Abstract:
"
The challenge of efficiently managing and processing large volumes of data has driven the demand for scalable, reliable, and flexible ETL (Extract, Transform, Load) solutions with excellent performance. Ensuring data integrity is critical in any ETL data pipeline, making automatic rollback an indispensable feature. Moreover, rather than relying solely on infrastructure auto-scaling, it is crucial to enhance performance programmatically through the right architecture in each stage of the ETL process.
To address these challenges, this thesis explores the implementation of a Function-as-a-Service (FaaS)-based ETL pipeline utilizing AWS Step Functions – standard edition as an orchestration tool. This research presents an architecture implementation of a FaaS-based ETL data pipeline that provides an automatic rollback error handling and it experiments with both asynchronous and synchronous sequential programming approaches to determine their impact on performance.

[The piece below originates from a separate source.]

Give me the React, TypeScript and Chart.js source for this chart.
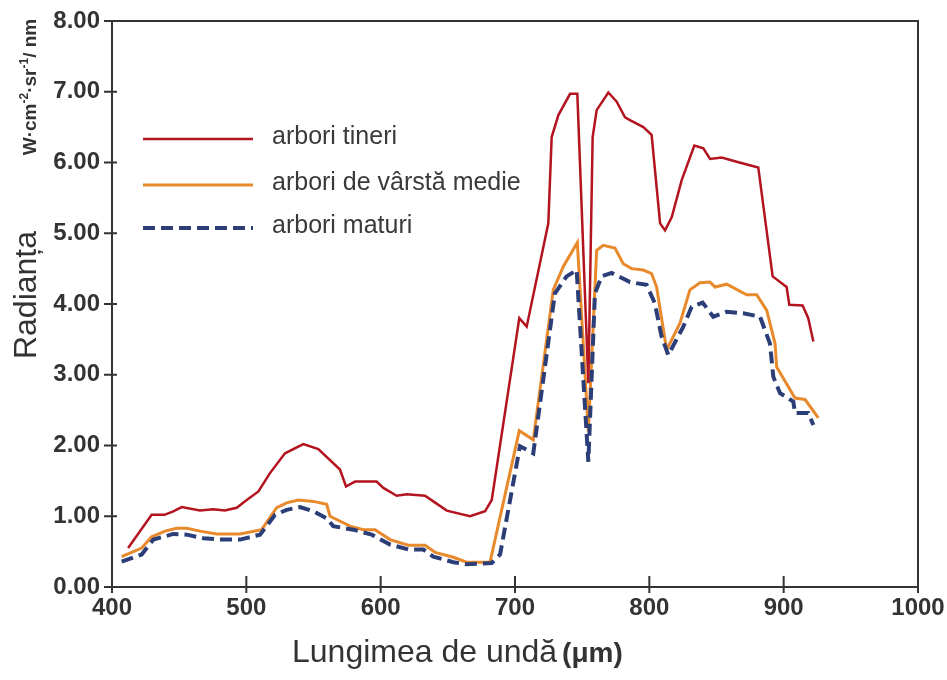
import { useEffect, useRef } from 'react';
import { Chart, registerables } from 'chart.js';

Chart.register(...registerables);

// ---- data (wavelength, radiance) ----
const xTicks = [400, 500, 600, 700, 800, 900, 1000];
const yTicks = [0, 1, 2, 3, 4, 5, 6, 7, 8];

const seriesNames = ['arbori tineri', 'arbori de vârstă medie', 'arbori maturi'];

const youngWl = [412, 429.5, 439, 445.6, 451.9, 465.5, 475.4, 484, 492.8, 500.3, 509, 517.6, 528.8, 542.4, 553.6, 569.7, 574.2, 580.9, 597, 602, 611.9, 619.4, 633, 639.2, 649.2, 666.5, 677.7, 682.7, 703.2, 708.7, 724.8, 727.3, 732.3, 741, 746.4, 754.6, 757.8, 760.8, 769.5, 775.7, 781.9, 785.6, 795.5, 801.7, 808, 811.7, 816.7, 824.1, 833.5, 840.2, 845.2, 853.9, 865, 881.1, 891.8, 902.2, 904.2, 914.1, 918.3, 922.1];
const youngVal = [0.55, 1.02, 1.02, 1.07, 1.13, 1.08, 1.10, 1.08, 1.12, 1.23, 1.35, 1.61, 1.89, 2.02, 1.95, 1.66, 1.42, 1.49, 1.49, 1.40, 1.29, 1.31, 1.29, 1.21, 1.08, 1.00, 1.07, 1.23, 3.80, 3.68, 5.14, 6.36, 6.67, 6.97, 6.97, 2.88, 6.36, 6.74, 6.99, 6.86, 6.64, 6.60, 6.50, 6.39, 5.14, 5.04, 5.23, 5.75, 6.24, 6.20, 6.05, 6.07, 6.01, 5.93, 4.39, 4.24, 3.99, 3.98, 3.80, 3.47];

const middleWl = [407.2, 422.1, 429.5, 439.5, 448.1, 455.6, 465.5, 478, 495.3, 511.4, 522.6, 530, 538.7, 549.9, 559.8, 562.3, 577.2, 587.1, 595.8, 607, 620.6, 633, 640.5, 654.1, 664, 681.4, 703.2, 713.6, 728.5, 736, 746.4, 754.6, 760.8, 765.7, 774.4, 780.6, 786.8, 795.5, 801.7, 805.4, 812.9, 822.8, 830.2, 837.7, 845.2, 848.9, 857.6, 872.5, 879.9, 887.4, 893.6, 894.8, 908.4, 915.9, 925.8];
const middleVal = [0.43, 0.55, 0.71, 0.79, 0.83, 0.83, 0.79, 0.75, 0.75, 0.81, 1.12, 1.19, 1.23, 1.21, 1.17, 1.00, 0.86, 0.81, 0.81, 0.67, 0.59, 0.59, 0.49, 0.42, 0.35, 0.35, 2.21, 2.08, 4.20, 4.53, 4.87, 2.2, 4.76, 4.83, 4.79, 4.57, 4.50, 4.48, 4.43, 4.24, 3.35, 3.73, 4.20, 4.30, 4.31, 4.24, 4.28, 4.13, 4.13, 3.91, 3.44, 3.11, 2.67, 2.65, 2.39];

const matureWl = [407.2, 422.1, 430.8, 445.6, 455.6, 468, 480.4, 495.3, 510.2, 521.4, 530, 540, 549.9, 559.8, 564.7, 579.6, 593.3, 607, 620.6, 631.8, 639.2, 654.1, 664, 682.7, 688.9, 703.7, 713.6, 729.7, 738.4, 745.9, 754.6, 759.5, 764.5, 771.9, 785.6, 798, 804.1, 809.1, 814.1, 825.3, 831.5, 839.7, 847.6, 857.6, 870, 882.4, 889.8, 892.3, 897.3, 907.2, 908.4, 918.3, 922.1];
const matureVal = [0.36, 0.46, 0.67, 0.75, 0.74, 0.69, 0.67, 0.67, 0.74, 1.02, 1.09, 1.13, 1.07, 0.97, 0.86, 0.81, 0.74, 0.60, 0.53, 0.53, 0.43, 0.35, 0.32, 0.34, 0.46, 1.99, 1.89, 4.15, 4.39, 4.48, 1.77, 4.15, 4.39, 4.44, 4.31, 4.27, 4.01, 3.54, 3.28, 3.68, 3.96, 4.02, 3.82, 3.89, 3.87, 3.82, 3.44, 2.97, 2.74, 2.62, 2.46, 2.46, 2.29];

const yTitle = 'Radianța';
const unitMain = ['W·cm', '·sr', '/ nm'];
const unitSup = ['-2', '-1'];
const xTitle = 'Lungimea de undă';
const xTitleUnit = '(μm)';

const toPoints = (xs: number[], ys: number[]) => xs.map((x, i) => ({ x, y: ys[i] }));

const AXIS = '#333333';
const TEXT = '#333333';
const FONT = '"Liberation Sans", Arial, sans-serif';

const decorPlugin = {
  id: 'decor',
  afterDraw(chart: any) {
    const ctx = chart.ctx as CanvasRenderingContext2D;
    const { left, right, top, bottom } = chart.chartArea;
    const xs = chart.scales.x;
    const ys = chart.scales.y;
    ctx.save();
    // box top + right
    ctx.strokeStyle = AXIS;
    ctx.lineWidth = 2;
    ctx.setLineDash([]);
    ctx.beginPath();
    ctx.moveTo(left, top);
    ctx.lineTo(right, top);
    ctx.lineTo(right, bottom);
    ctx.stroke();
    // cross ticks
    ctx.lineWidth = 2;
    ctx.beginPath();
    xTicks.forEach((v) => {
      const px = xs.getPixelForValue(v);
      if (v === 1000) {
        ctx.moveTo(px, bottom);
        ctx.lineTo(px, bottom + 6);
      } else {
        ctx.moveTo(px, bottom - 11);
        ctx.lineTo(px, bottom + 6);
      }
    });
    yTicks.forEach((v) => {
      const py = ys.getPixelForValue(v);
      ctx.moveTo(left - 8, py);
      ctx.lineTo(left + 5, py);
    });
    ctx.stroke();

    // legend
    const legY = [139, 185, 228];
    chart.data.datasets.forEach((ds: any, i: number) => {
      ctx.strokeStyle = ds.borderColor;
      ctx.lineWidth = ds.borderWidth;
      ctx.setLineDash(ds.borderDash || []);
      ctx.beginPath();
      ctx.moveTo(143, legY[i]);
      ctx.lineTo(253, legY[i]);
      ctx.stroke();
      ctx.setLineDash([]);
      ctx.fillStyle = '#3a3a3a';
      ctx.font = `25px ${FONT}`;
      ctx.textAlign = 'left';
      ctx.textBaseline = 'middle';
      ctx.fillText(ds.label, 272, legY[i] - 2);
    });

    // x title
    ctx.fillStyle = TEXT;
    ctx.textBaseline = 'alphabetic';
    ctx.textAlign = 'left';
    ctx.font = `32px ${FONT}`;
    const x0 = 292;
    ctx.fillText(xTitle, x0, 662);
    const w1 = ctx.measureText(xTitle).width;
    ctx.font = `bold 28px ${FONT}`;
    ctx.fillText(xTitleUnit, x0 + w1 + 5, 662);

    // y title "Radianța"
    ctx.save();
    ctx.translate(36, 295);
    ctx.rotate(-Math.PI / 2);
    ctx.font = `32px ${FONT}`;
    ctx.textAlign = 'center';
    ctx.textBaseline = 'alphabetic';
    ctx.fillText(yTitle, 0, 0);
    ctx.restore();

    // unit label
    ctx.save();
    ctx.translate(36, 87);
    ctx.rotate(-Math.PI / 2);
    const mainFont = `bold 19px ${FONT}`;
    const supFont = `bold 12px ${FONT}`;
    const parts: { t: string; sup: boolean }[] = [
      { t: unitMain[0], sup: false },
      { t: unitSup[0], sup: true },
      { t: unitMain[1], sup: false },
      { t: unitSup[1], sup: true },
      { t: unitMain[2], sup: false },
    ];
    let total = 0;
    const widths = parts.map((p) => {
      ctx.font = p.sup ? supFont : mainFont;
      const w = ctx.measureText(p.t).width;
      total += w;
      return w;
    });
    let cx = -total / 2;
    ctx.textAlign = 'left';
    parts.forEach((p, i) => {
      ctx.font = p.sup ? supFont : mainFont;
      ctx.fillText(p.t, cx, p.sup ? -8 : 0);
      cx += widths[i];
    });
    ctx.restore();

    ctx.restore();
  },
};

const zeroPad = (scale: any) => {
  scale.paddingTop = 0;
  scale.paddingBottom = 0;
  scale.paddingLeft = 0;
  scale.paddingRight = 0;
};

export default function App() {
  const ref = useRef<HTMLCanvasElement | null>(null);

  useEffect(() => {
    if (!ref.current) return;
    const chart = new Chart(ref.current, {
      type: 'line',
      data: {
        datasets: [
          {
            label: seriesNames[0],
            data: toPoints(youngWl, youngVal),
            borderColor: '#b3141f',
            borderWidth: 2.5,
            pointRadius: 0,
            tension: 0,
            order: 1,
          },
          {
            label: seriesNames[1],
            data: toPoints(middleWl, middleVal),
            borderColor: '#e8892c',
            borderWidth: 3,
            pointRadius: 0,
            tension: 0,
            order: 2,
          },
          {
            label: seriesNames[2],
            data: toPoints(matureWl, matureVal),
            borderColor: '#2b3e78',
            borderWidth: 4,
            borderDash: [12, 6],
            pointRadius: 0,
            tension: 0,
            order: 0,
          },
        ],
      },
      options: {
        animation: false,
        responsive: true,
        maintainAspectRatio: false,
        layout: { padding: { left: 0, right: 29, top: 21, bottom: 0 } },
        plugins: {
          legend: { display: false },
          tooltip: { enabled: false },
          title: { display: false },
        },
        scales: {
          x: {
            type: 'linear',
            min: 400,
            max: 1000,
            afterBuildTicks: (scale: any) => {
              scale.ticks = xTicks.map((v) => ({ value: v }));
            },
            ticks: {
              color: TEXT,
              font: { family: FONT, size: 24, weight: 'bold' },
              padding: 7,
              maxRotation: 0,
              autoSkip: false,
              callback: (v: any) => String(v),
            },
            grid: { display: true, drawOnChartArea: false, drawTicks: false },
            border: { display: true, color: AXIS, width: 2 },
            afterFit: (scale: any) => {
              scale.height = 93;
              zeroPad(scale);
            },
          },
          y: {
            type: 'linear',
            min: 0,
            max: 8,
            afterBuildTicks: (scale: any) => {
              scale.ticks = yTicks.map((v) => ({ value: v }));
            },
            ticks: {
              color: TEXT,
              font: { family: FONT, size: 24, weight: 'bold' },
              padding: 12,
              callback: (v: any) => Number(v).toFixed(2),
            },
            grid: { display: true, drawOnChartArea: false, drawTicks: false },
            border: { display: true, color: AXIS, width: 2 },
            afterFit: (scale: any) => {
              scale.width = 112;
              zeroPad(scale);
            },
          },
        },
      },
      plugins: [decorPlugin],
    });
    return () => chart.destroy();
  }, []);

  return (
    <div style={{ position: 'absolute', left: 0, top: 0, width: 947, height: 680, background: '#fff' }}>
      <canvas ref={ref} />
    </div>
  );
}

Different parameters, including data sizes and RAM capacities (512 MB, 1024 MB), were tested to evaluate the average performance for each combination. Upgrading from 512 MB to 1024 MB RAM resulted in an average execution time improvement of 0.90% for the sequential code paradigm and 2.94% for the asynchronous paradigm. This reflects a modest performance boost with increased RAM, particularly for asynchronous execution, which showed a greater improvement.
"